THE SECOND CLEANSING OF THE TEMPLE

WITH the authority of yesterday's triumph still about Him, Jesus returned to the temple, which He had then inspected. There at least the priesthood were not thwarted by popular indifference or ignorance: they had power to carry out fully their own views; they were solely responsible for whatever abuses could be discovered. In fact, the iniquities which moved the indignation of Jesus were of their own contrivance, and they enriched themselves by a vile trade which robbed the worshippers and profaned the holy house.

Pilgrims from a distance needed the sacred money, the half-shekel of the sanctuary, still coined for this one purpose, to offer for a ransom of their souls (Exod. 30:13). And the priests had sanctioned a trade in the exchange of money under the temple roof, so fraudulent that the dealers’ evidence was refused in the courts of justice.

Doves were necessary for the purification of the poor, who could not afford more costly sacrifices, and sheep and oxen were also in great demand. And since the unblemished quality of the sacrifices should be attested by the priests, they had been able to put a fictitious value upon these animals, by which the family of Annas in particular had accumulated enormous wealth.

To facilitate this trade, they had dared to bring the defilement of the cattle market within the precincts of the House of God. Not indeed into the place where the Pharisee stood in his pride and “prayed with himself,” for that was holy; but the court of the Gentiles was profane; the din which distracted and the foulness which revolted Gentile worship was of no account to the average Jew. But Jesus regarded the scene with different eyes. How could the sanctity of that holy place not extend to the court of the stranger and the proselyte, when it was written Thy house shall be called a house of prayer for all the nations? Therefore Jesus had already, at the outset of His ministry, cleansed His Father's house. Now, in the fullness of His newly asserted royalty, He calls it My House: He denounces the iniquity of their traffic by branding it as a den of robbers; He casts out the traders themselves, as well as the implements of their traffic; and in so doing He fanned to a mortal heat the hatred of the chief priests and the scribes, who saw at once their revenues threatened and their reputation tarnished, and yet dared not strike, because all the multitude was astonished at His teaching.

But the wisdom of Jesus did not leave Him within their reach at night; every evening He went forth out of the city.

From this narrative we learn the blinding force of self-interest, for doubtless they were not more sensible of their iniquity than many a modern slavedealer.

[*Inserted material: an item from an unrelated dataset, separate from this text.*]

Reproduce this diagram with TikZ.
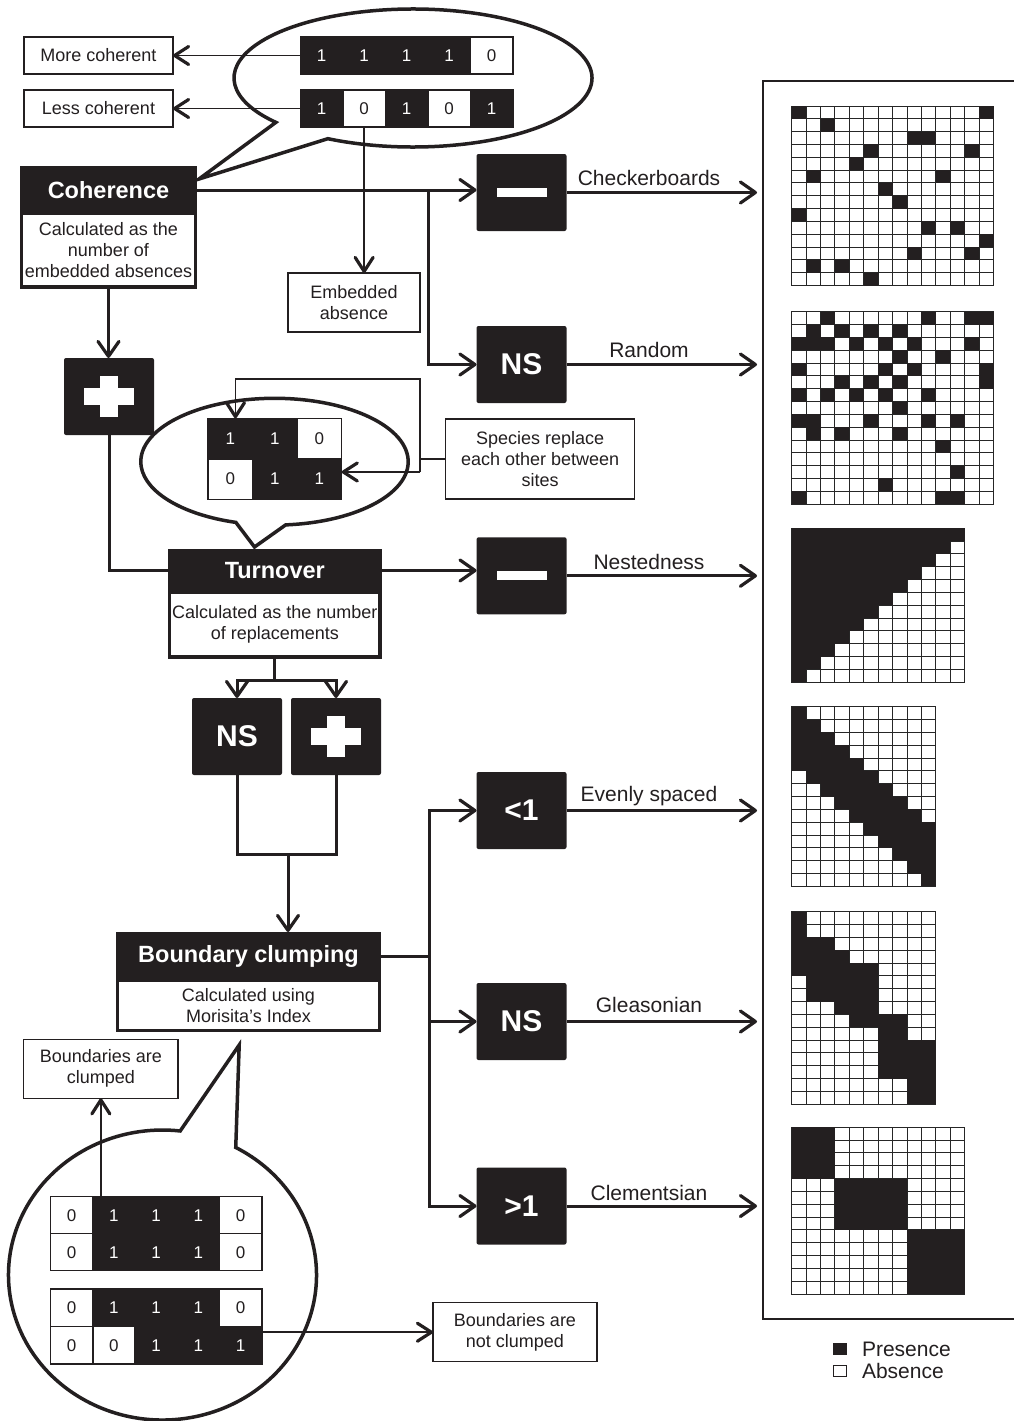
\documentclass[tikz,border=0pt]{standalone}
\usepackage{fontspec}
\setmainfont{Liberation Sans}
\usetikzlibrary{arrows.meta}
\definecolor{ink}{HTML}{231F20}
\colorlet{cf1}{ink}\colorlet{cf0}{white}
\colorlet{ct1}{white}\colorlet{ct0}{ink}
\newcommand\mgw{14.42}
\newcommand\mgh{12.83}
\newcommand\blk[3]{\fill[ink] (#2*\mgw,#1*\mgh) rectangle ({(#3+1)*\mgw},{(#1+1)*\mgh});}
\newcommand\matbg[2]{%
  \fill[white] (0,0) rectangle (#1*\mgw,#2*\mgh);
  \foreach \i in {0,...,#1} {\draw[gridln] (\i*\mgw,0) -- (\i*\mgw,#2*\mgh);}
  \foreach \j in {0,...,#2} {\draw[gridln] (0,\j*\mgh) -- (#1*\mgw,\j*\mgh);}}
\newcommand\minussign[1]{\fill[white] ([xshift=-25pt,yshift=-4.5pt]#1.center) rectangle ([xshift=25pt,yshift=4.5pt]#1.center);}
\newcommand\plussign[1]{\fill[white] ([xshift=-25pt,yshift=-8.5pt]#1.center) rectangle ([xshift=25pt,yshift=8.5pt]#1.center);
  \fill[white] ([xshift=-8.8pt,yshift=-20.3pt]#1.center) rectangle ([xshift=8.8pt,yshift=20.3pt]#1.center);}
\tikzset{
  every node/.style={inner sep=0pt, outer sep=0pt},
  txt/.style={font={\fontsize{18}{21}\selectfont}, align=center, text=ink},
  lbl/.style={font={\fontsize{21}{24}\selectfont}, anchor=base, text=ink},
  tbox/.style={draw=ink, line width=1.5pt, fill=white, txt},
  body/.style={draw=ink, line width=3.5pt, fill=white, txt},
  hdr/.style={fill=ink, text=white, font={\fontsize{23.5}{26}\selectfont\bfseries}},
  bbox/.style={fill=ink, rounded corners=2pt, minimum width=90pt, minimum height=77pt, text=white, font={\fontsize{30}{32}\selectfont\bfseries}},
  cellb/.style={draw=ink, line width=1.5pt, font={\fontsize{17}{17}\selectfont}},
  bub/.style={draw=ink, fill=white, line width=3.5pt},
  gridln/.style={draw=black!85, line width=1pt, line cap=rect},
  thk/.style={draw=ink, line width=3pt},
  thkarr/.style={thk, -{Straight Barb[length=15pt, width=21pt, line width=3.2pt, round]}},
  thn/.style={draw=ink, line width=1.5pt},
  thnarr/.style={thn, -{Straight Barb[length=14pt, width=18pt, line width=3.2pt, round]}},
}
\begin{document}
\begin{tikzpicture}[x=1pt,y=-1pt]
\useasboundingbox (0,0) rectangle (1013,1421);
% ---------- speech bubbles ----------
\draw[bub] (413,78) ++(118.4:179 and 69) arc[start angle=118.4, end angle=-220, x radius=179, y radius=69] -- (199,179) -- cycle;
\draw[bub] (274.5,461.7) ++(85.2:133.7 and 63.4) arc[start angle=85.2, end angle=-253.2, x radius=133.7, y radius=63.4] -- (254.5,547) -- cycle;
\draw[bub] (162.5,1275) ++(-61.6:154 and 145) arc[start angle=-61.6, end angle=276.6, x radius=154, y radius=145] -- (239.2,1045) -- cycle;
% ---------- frame on the right ----------
\draw[ink, line width=1.5pt] (763,81) rectangle (1030,1319);
% ---------- top-left: coherence example ----------
\node[tbox, minimum width=149pt, minimum height=37pt] (moreC) at (98.5,55.5) {More coherent};
\node[tbox, minimum width=149pt, minimum height=37pt] (lessC) at (98.5,108.5) {Less coherent};
\foreach \v [count=\i from 0] in {1,1,1,1,0}
  \node[cellb, fill=cf\v, text=ct\v, minimum width=42.5pt, minimum height=37pt] (sa\i) at (321.65+42.5*\i,55.5) {\v};
\foreach \v [count=\i from 0] in {1,0,1,0,1}
  \node[cellb, fill=cf\v, text=ct\v, minimum width=42.5pt, minimum height=37pt] (sb\i) at (321.65+42.5*\i,108.5) {\v};
\draw[thnarr] (sa0.west) -- (moreC.east);
\draw[thnarr] (sb0.west) -- (lessC.east);
\node[tbox, minimum width=132pt, minimum height=59pt] (emb) at (354,302.5) {Embedded\\absence};
\draw[thnarr] (sb1.south) -- (sb1.south |- emb.north);
% ---------- Coherence ----------
\node[body, minimum width=174pt, minimum height=74pt] (cohB) at (108.5,250) {Calculated as the\\number of\\embedded absences};
\node[hdr, minimum width=177pt, minimum height=48pt] (cohH) at (108.5,190) {Coherence};
\node[bbox] (m1) at (521.5,192.5) {};
\minussign{m1}
\node[bbox] (ns1) at (521.5,364.5) {NS};
\coordinate (br1) at (428,190);
\draw[thkarr] (cohH.east) -- (cohH.east -| m1.west);
\draw[thkarr] (br1) |- (ns1.west);
\node[bbox] (p1) at (109,396.5) {};
\plussign{p1}
\draw[thkarr] (cohB.south) -- (cohB.south |- p1.north);
% ---------- Turnover ----------
\node[body, minimum width=210.6pt, minimum height=64.5pt] (turnB) at (274.8,624.5) {Calculated as the number\\of replacements};
\node[hdr, minimum width=213.6pt, minimum height=43pt] (turnH) at (274.8,570.5) {Turnover};
\draw[thk] (p1.south) |- (turnH.west);
\node[bbox] (m2) at (521.6,575.8) {};
\minussign{m2}
\draw[thkarr] (turnH.east) -- (turnH.east -| m2.west);
\foreach \v [count=\i from 0] in {1,1,0}
  \node[cellb, fill=cf\v, text=ct\v, minimum width=44.5pt, minimum height=40.5pt] (ta\i) at (230.45+44.5*\i,438.55) {\v};
\foreach \v [count=\i from 0] in {0,1,1}
  \node[cellb, fill=cf\v, text=ct\v, minimum width=44.5pt, minimum height=40.5pt] (tb\i) at (230.45+44.5*\i,479.05) {\v};
\node[tbox, minimum width=189pt, minimum height=80pt] (spec) at (540.2,459) {Species replace\\each other between\\sites};
\coordinate (fbT) at (420,379);
\coordinate (fbB) at (420,472);
\draw[thn] (spec.west) -- (spec.west -| fbT);
\draw[thnarr] (fbB) -- (fbT) -| ([xshift=5pt]ta0.north);
\draw[thnarr] (fbB) -- (fbB -| tb2.east);
% ---------- NS / + after turnover ----------
\node[bbox] (ns2) at (237,736.5) {NS};
\node[bbox] (p2) at (336,736.5) {};
\plussign{p2}
\coordinate (sp1) at (274.8,680);
\draw[thk] (turnB.south) -- (sp1);
\draw[thkarr] (sp1) -| (ns2.north);
\draw[thkarr] (sp1) -| (p2.north);
% ---------- Boundary clumping ----------
\node[body, minimum width=262pt, minimum height=50pt] (bndB) at (248.5,1005.5) {Calculated using\\Morisita’s Index};
\node[hdr, minimum width=265pt, minimum height=48pt] (bndH) at (248.5,956) {Boundary clumping};
\coordinate (jn1) at (288,854);
\draw[thk] (ns2.south) |- (jn1);
\draw[thk] (p2.south) |- (jn1);
\draw[thkarr] (jn1) -- (jn1 |- bndH.north);
\node[bbox] (lt1) at (521.5,810.5) {<1};
\node[bbox] (ns3) at (521.5,1021.5) {NS};
\node[bbox] (gt1) at (521.5,1206) {>1};
\coordinate (br2) at (429,956);
\draw[thk] (bndH.east) -- (br2);
\draw[thkarr] (br2) |- (lt1.west);
\draw[thkarr] (br2) |- (ns3.west);
\draw[thkarr] (br2) |- (gt1.west);
% ---------- outputs to the right ----------
\coordinate (fx) at (757,0);
\foreach \n in {m1,ns1,m2,lt1,ns3,gt1}
  \draw[thkarr] (\n.east) -- (\n.east -| fx);
\node[lbl] (lchk) at (649,185.5) {Checkerboards};
\node[lbl] (lran) at (649,357.5) {Random};
\node[lbl] (lnes) at (649,569.5) {Nestedness};
\node[lbl] (leve) at (649,801) {Evenly spaced};
\node[lbl] (lgle) at (649,1012.5) {Gleasonian};
\node[lbl] (lcle) at (649,1200.5) {Clementsian};
% ---------- bottom-left bubble ----------
\node[tbox, minimum width=154.3pt, minimum height=59pt] (bc) at (100.85,1068.8) {Boundaries are\\clumped};
\node[tbox, minimum width=164pt, minimum height=59pt] (bnc) at (515,1332.2) {Boundaries are\\not clumped};
\foreach \v [count=\i from 0] in {0,1,1,1,0}
  \node[cellb, fill=cf\v, text=ct\v, minimum width=42.24pt, minimum height=37pt] (ma\i) at (71.72+42.24*\i,1215.2) {\v};
\foreach \v [count=\i from 0] in {0,1,1,1,0}
  \node[cellb, fill=cf\v, text=ct\v, minimum width=42.24pt, minimum height=37pt] (mb\i) at (71.72+42.24*\i,1252.2) {\v};
\foreach \v [count=\i from 0] in {0,1,1,1,0}
  \node[cellb, fill=cf\v, text=ct\v, minimum width=42.24pt, minimum height=37.5pt] (mc\i) at (71.72+42.24*\i,1307.75) {\v};
\foreach \v [count=\i from 0] in {0,0,1,1,1}
  \node[cellb, fill=cf\v, text=ct\v, minimum width=42.24pt, minimum height=37.5pt] (md\i) at (71.72+42.24*\i,1345.25) {\v};
\draw[thnarr] (bc.south |- ma0.north) -- (bc.south);
\draw[thnarr] (md4.east |- bnc.west) -- (bnc.west);
% ---------- matrices ----------
\begin{scope}[shift={(791.7,106)}]
\matbg{14}{14}
\foreach \r/\a/\b in {0/0/0,0/13/13,1/2/2,2/8/9,3/5/5,3/12/12,4/4/4,5/1/1,5/10/10,6/6/6,7/7/7,8/0/0,9/9/9,9/11/11,10/13/13,11/8/8,11/12/12,12/1/1,12/3/3,13/5/5}
  {\blk{\r}{\a}{\b}}
\end{scope}
\begin{scope}[shift={(791.7,311.7)}]
\matbg{14}{15}
\foreach \r/\a/\b in {0/2/2,0/9/9,0/12/13,1/1/1,1/3/3,1/5/5,1/7/7,2/0/2,2/4/4,2/6/6,2/8/8,2/12/12,3/7/7,3/10/10,4/0/0,4/6/6,4/8/8,4/13/13,5/3/3,5/5/5,5/7/7,5/13/13,6/0/0,6/2/2,6/4/4,6/6/6,6/9/9,7/7/7,8/0/1,8/5/5,8/9/9,8/11/11,9/1/1,9/3/3,9/7/7,10/10/10,12/11/11,13/6/6,14/0/0,14/10/11}
  {\blk{\r}{\a}{\b}}
\end{scope}
\begin{scope}[shift={(791.7,528.3)}]
\matbg{12}{12}
\foreach \r in {0,...,11} {\pgfmathtruncatemacro\mce{11-\r}\blk{\r}{0}{\mce}}
\end{scope}
\begin{scope}[shift={(791.7,706.7)}]
\matbg{10}{14}
\foreach \r in {0,...,13} {\pgfmathtruncatemacro\mca{max(0,\r-4)}\pgfmathtruncatemacro\mcb{min(9,\r)}\blk{\r}{\mca}{\mcb}}
\end{scope}
\begin{scope}[shift={(791.7,911.7)}]
\matbg{10}{15}
\foreach \r/\a/\b in {0/0/0,1/0/0,2/0/2,3/0/3,4/0/5,5/1/5,6/1/5,7/3/5,8/4/7,9/6/7,10/6/9,11/6/9,12/6/9,13/8/9,14/8/9}
  {\blk{\r}{\a}{\b}}
\end{scope}
\begin{scope}[shift={(791.7,1127.3)}]
\matbg{12}{13}
\foreach \r/\a/\b in {0/0/2,1/0/2,2/0/2,3/0/2,4/3/7,5/3/7,6/3/7,7/3/7,8/8/11,9/8/11,10/8/11,11/8/11,12/8/11}
  {\blk{\r}{\a}{\b}}
\end{scope}
% ---------- legend ----------
\node[fill=ink, minimum width=14pt, minimum height=12pt] (lp) at (840,1349) {};
\node[draw=ink, line width=1pt, fill=white, minimum width=13pt, minimum height=11pt] (la) at (840,1371) {};
\node[lbl, anchor=west] (lpt) at (862,1349) {Presence};
\node[lbl, anchor=west] (lat) at (862,1371) {Absence};
\end{tikzpicture}
\end{document}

And we must never rest content because our own conscience acquits us, unless we have by thought and prayer supplied it with light and guiding.

We learn reverence for sacred places, since the one exercise of His royal authority which Jesus publicly displayed was to cleanse the temple, even though upon the morrow He would relinquish it forever, to be “your house” — and desolate.

We learn also how much apparent sanctity, what dignity of worship, splendor of offerings, and pomp of architecture may go along with corruption and unreality.

And yet again, by their overawed and abject helplessness we learn the might of holy indignation, and the awakening power of a bold appeal to conscience. “The people hung upon Him, listening,” and if all seemed vain and wasted effort on the following Friday, what fruit of the teaching of Jesus did not His followers gather in, as soon as He poured down on them the gifts of Pentecost.

Did they now recall their own reflections after the earlier cleansing of the temple? and their Master's ominous words? They had then remembered how it was written, The zeal of thine house shall eat Me up. And He had said, Destroy this temple, and in three days I shall raise it up, speaking of the temple of His Body, which was now about to be thrown down.